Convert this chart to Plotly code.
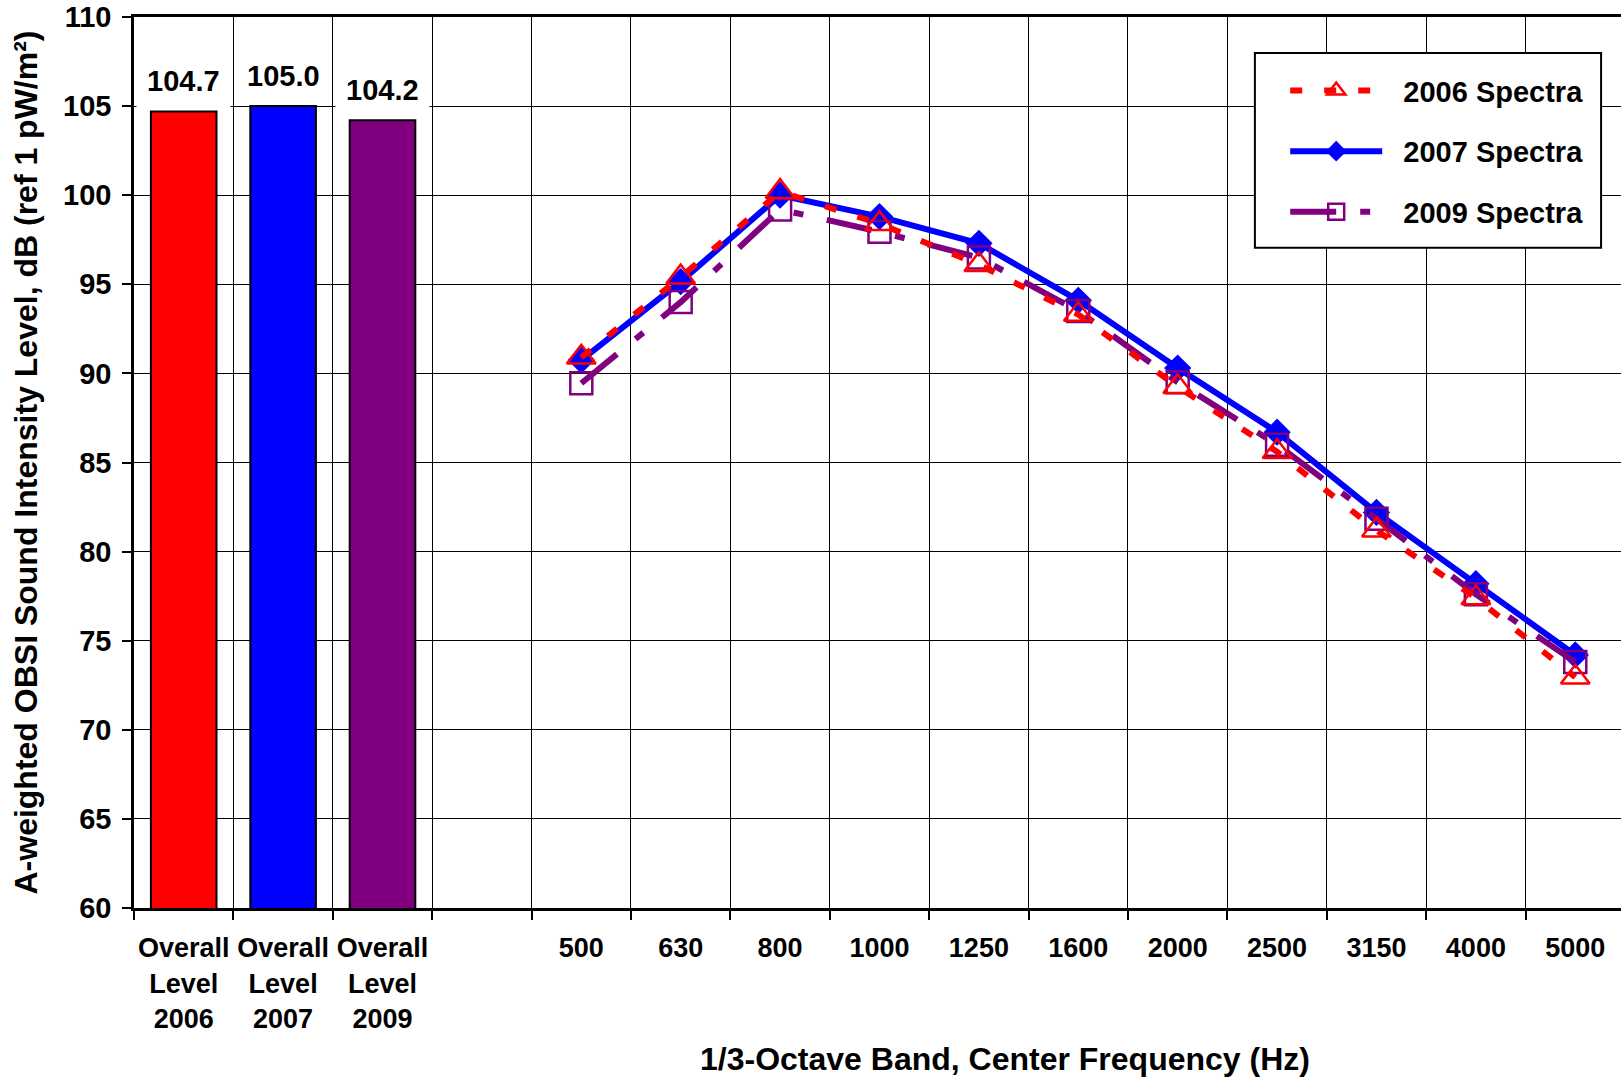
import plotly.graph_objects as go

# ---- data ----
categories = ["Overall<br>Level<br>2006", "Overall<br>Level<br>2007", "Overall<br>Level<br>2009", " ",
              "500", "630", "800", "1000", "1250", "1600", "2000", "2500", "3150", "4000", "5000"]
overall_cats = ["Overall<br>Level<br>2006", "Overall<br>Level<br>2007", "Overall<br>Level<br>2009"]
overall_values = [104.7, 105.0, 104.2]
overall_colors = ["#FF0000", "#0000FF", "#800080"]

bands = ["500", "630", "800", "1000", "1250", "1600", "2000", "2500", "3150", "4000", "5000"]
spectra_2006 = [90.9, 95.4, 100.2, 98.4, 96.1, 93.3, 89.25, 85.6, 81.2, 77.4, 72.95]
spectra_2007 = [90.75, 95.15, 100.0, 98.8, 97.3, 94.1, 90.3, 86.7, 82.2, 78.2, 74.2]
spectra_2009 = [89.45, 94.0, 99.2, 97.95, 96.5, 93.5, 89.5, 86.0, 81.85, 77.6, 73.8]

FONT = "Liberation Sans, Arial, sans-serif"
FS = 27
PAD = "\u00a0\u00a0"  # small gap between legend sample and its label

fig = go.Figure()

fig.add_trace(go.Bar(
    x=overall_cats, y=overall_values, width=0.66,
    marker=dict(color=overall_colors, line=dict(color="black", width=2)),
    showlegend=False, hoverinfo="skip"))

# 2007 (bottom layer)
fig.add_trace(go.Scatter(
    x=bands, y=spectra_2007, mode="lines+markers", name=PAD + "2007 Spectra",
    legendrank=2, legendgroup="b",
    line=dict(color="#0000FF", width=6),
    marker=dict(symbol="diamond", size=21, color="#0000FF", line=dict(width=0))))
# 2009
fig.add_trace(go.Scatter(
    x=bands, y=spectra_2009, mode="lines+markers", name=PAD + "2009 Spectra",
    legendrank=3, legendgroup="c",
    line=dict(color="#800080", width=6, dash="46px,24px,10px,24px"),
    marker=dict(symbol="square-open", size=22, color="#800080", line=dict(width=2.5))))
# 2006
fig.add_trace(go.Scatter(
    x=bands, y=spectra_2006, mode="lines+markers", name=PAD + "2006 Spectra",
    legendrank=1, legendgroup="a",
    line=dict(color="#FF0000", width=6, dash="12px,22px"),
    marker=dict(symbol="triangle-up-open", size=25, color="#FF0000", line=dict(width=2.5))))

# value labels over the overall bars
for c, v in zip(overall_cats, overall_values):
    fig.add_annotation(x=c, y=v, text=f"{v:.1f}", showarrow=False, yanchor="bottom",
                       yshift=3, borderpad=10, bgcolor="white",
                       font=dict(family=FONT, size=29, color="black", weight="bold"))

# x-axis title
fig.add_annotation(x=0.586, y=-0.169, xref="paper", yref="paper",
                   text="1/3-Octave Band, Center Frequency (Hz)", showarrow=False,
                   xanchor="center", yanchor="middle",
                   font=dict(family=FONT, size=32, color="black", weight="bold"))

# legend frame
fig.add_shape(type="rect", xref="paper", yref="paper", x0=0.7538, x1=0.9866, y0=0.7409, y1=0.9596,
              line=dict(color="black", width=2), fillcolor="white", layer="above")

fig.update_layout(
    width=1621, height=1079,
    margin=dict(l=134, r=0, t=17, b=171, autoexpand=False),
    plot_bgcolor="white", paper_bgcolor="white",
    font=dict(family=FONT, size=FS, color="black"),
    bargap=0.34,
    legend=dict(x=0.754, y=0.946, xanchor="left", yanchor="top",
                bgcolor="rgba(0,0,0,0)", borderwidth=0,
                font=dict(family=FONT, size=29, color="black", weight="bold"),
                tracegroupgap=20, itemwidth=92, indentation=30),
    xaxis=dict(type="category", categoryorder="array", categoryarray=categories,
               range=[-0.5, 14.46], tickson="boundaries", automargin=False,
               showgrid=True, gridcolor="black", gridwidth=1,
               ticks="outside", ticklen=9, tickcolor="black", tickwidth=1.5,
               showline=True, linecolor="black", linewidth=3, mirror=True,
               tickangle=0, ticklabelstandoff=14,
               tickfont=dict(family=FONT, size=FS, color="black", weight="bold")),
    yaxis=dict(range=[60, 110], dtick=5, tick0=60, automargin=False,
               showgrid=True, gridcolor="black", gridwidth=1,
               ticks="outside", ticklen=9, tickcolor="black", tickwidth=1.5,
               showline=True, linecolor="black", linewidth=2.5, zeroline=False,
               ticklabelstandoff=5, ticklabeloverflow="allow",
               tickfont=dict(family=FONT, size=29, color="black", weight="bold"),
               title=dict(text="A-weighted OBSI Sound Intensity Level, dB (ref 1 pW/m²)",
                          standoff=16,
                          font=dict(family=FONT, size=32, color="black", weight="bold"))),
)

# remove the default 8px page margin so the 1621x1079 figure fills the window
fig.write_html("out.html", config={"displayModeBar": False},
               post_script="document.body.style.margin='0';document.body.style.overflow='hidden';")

==

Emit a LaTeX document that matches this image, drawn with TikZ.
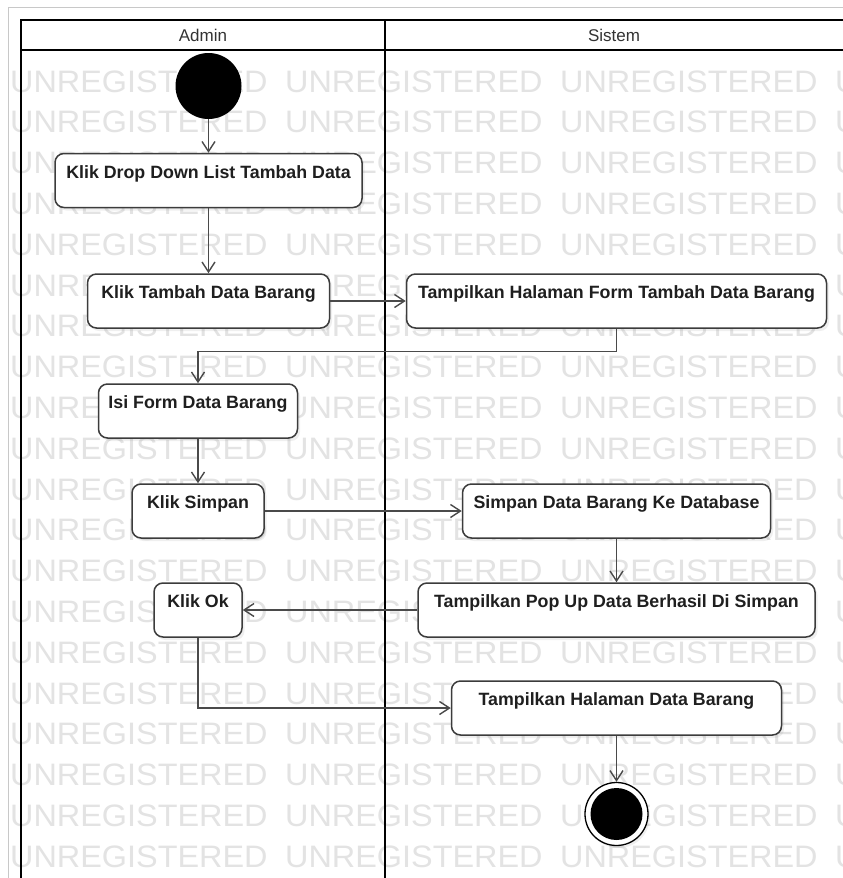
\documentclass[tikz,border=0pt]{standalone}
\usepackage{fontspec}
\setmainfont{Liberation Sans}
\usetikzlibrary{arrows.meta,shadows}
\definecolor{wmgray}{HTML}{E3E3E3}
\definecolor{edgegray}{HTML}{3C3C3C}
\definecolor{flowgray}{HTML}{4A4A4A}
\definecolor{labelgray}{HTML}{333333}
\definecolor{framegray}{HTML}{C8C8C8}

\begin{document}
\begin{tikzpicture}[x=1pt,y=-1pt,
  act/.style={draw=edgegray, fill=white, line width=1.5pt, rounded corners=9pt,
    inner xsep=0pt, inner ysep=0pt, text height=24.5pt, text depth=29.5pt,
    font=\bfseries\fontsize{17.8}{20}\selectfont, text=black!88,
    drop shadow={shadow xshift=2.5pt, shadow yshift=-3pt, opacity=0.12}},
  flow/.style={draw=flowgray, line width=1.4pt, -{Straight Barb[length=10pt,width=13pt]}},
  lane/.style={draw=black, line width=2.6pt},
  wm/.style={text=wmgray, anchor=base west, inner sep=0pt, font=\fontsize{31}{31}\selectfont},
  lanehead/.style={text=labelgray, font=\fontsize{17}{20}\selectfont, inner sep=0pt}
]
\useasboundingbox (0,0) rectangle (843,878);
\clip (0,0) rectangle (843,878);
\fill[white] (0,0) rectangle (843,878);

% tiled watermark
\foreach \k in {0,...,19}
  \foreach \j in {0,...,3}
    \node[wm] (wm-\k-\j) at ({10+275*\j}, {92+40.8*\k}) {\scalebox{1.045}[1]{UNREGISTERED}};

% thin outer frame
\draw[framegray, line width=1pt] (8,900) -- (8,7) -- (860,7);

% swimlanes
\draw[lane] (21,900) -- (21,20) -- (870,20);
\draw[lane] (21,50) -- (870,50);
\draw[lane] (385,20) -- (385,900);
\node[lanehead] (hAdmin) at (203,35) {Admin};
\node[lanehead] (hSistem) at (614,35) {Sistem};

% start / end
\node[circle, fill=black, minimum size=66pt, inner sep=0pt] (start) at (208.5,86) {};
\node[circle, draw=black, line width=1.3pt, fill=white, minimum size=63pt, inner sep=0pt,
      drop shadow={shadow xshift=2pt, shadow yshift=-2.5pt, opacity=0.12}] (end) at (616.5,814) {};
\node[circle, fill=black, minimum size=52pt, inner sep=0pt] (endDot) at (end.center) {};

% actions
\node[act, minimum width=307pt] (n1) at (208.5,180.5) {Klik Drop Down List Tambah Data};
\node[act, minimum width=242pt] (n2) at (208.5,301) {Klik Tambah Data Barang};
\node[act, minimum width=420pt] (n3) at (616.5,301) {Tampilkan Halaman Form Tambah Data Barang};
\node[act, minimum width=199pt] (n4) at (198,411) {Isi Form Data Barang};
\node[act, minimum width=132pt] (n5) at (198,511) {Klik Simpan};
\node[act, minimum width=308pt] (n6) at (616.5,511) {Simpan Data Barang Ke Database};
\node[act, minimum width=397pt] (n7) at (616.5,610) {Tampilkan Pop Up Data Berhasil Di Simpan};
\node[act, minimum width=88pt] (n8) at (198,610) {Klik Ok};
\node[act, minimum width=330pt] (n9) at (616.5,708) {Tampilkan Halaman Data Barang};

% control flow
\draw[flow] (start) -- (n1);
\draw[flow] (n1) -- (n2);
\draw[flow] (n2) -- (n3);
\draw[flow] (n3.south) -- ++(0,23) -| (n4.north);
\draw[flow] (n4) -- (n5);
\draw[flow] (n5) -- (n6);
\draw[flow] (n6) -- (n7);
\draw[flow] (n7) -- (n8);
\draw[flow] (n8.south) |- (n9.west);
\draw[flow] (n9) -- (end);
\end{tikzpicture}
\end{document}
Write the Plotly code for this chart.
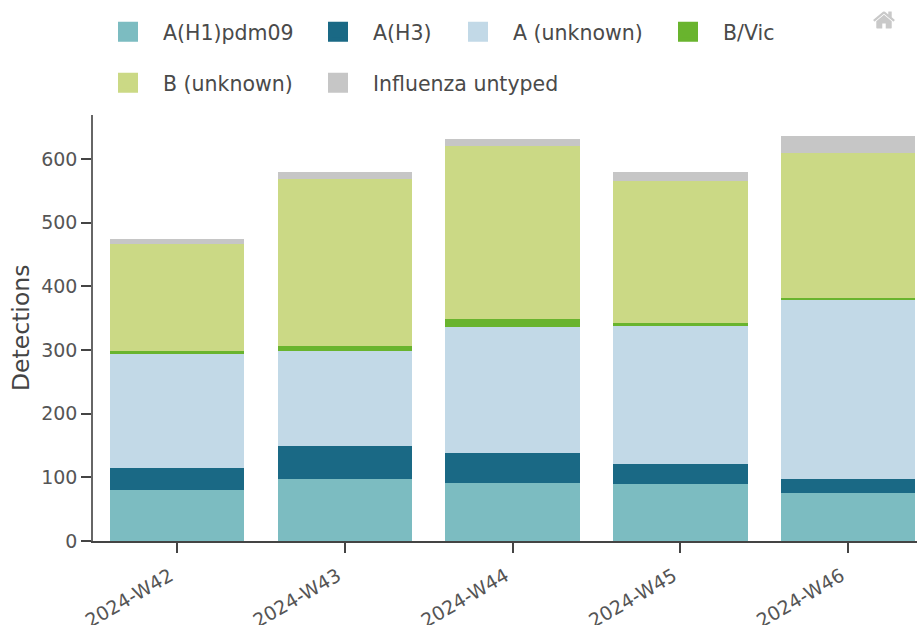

==

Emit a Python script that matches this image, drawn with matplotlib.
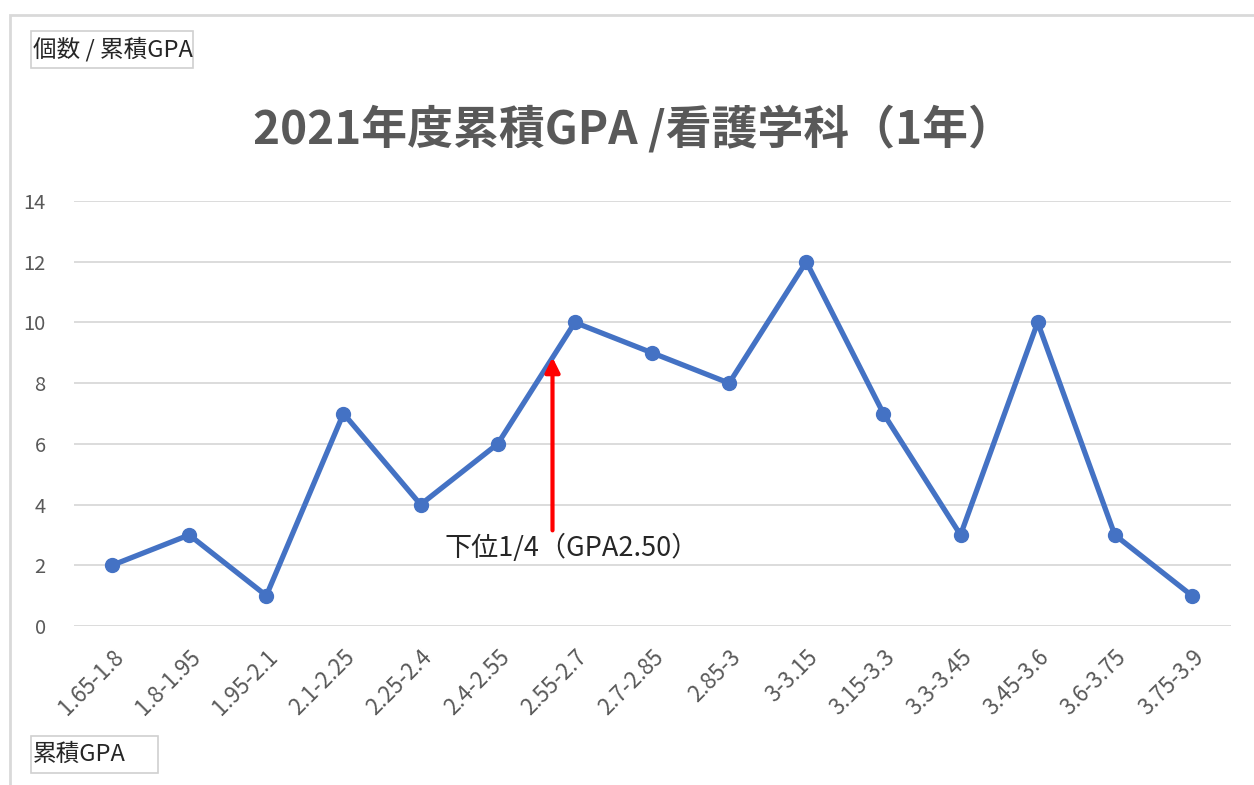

> **Required task**:
Pull out every line containing "drawn".

> **Written solution**:
Emit a LaTeX document that matches this image, drawn with TikZ.
Emit a Python script that matches this image, drawn with matplotlib.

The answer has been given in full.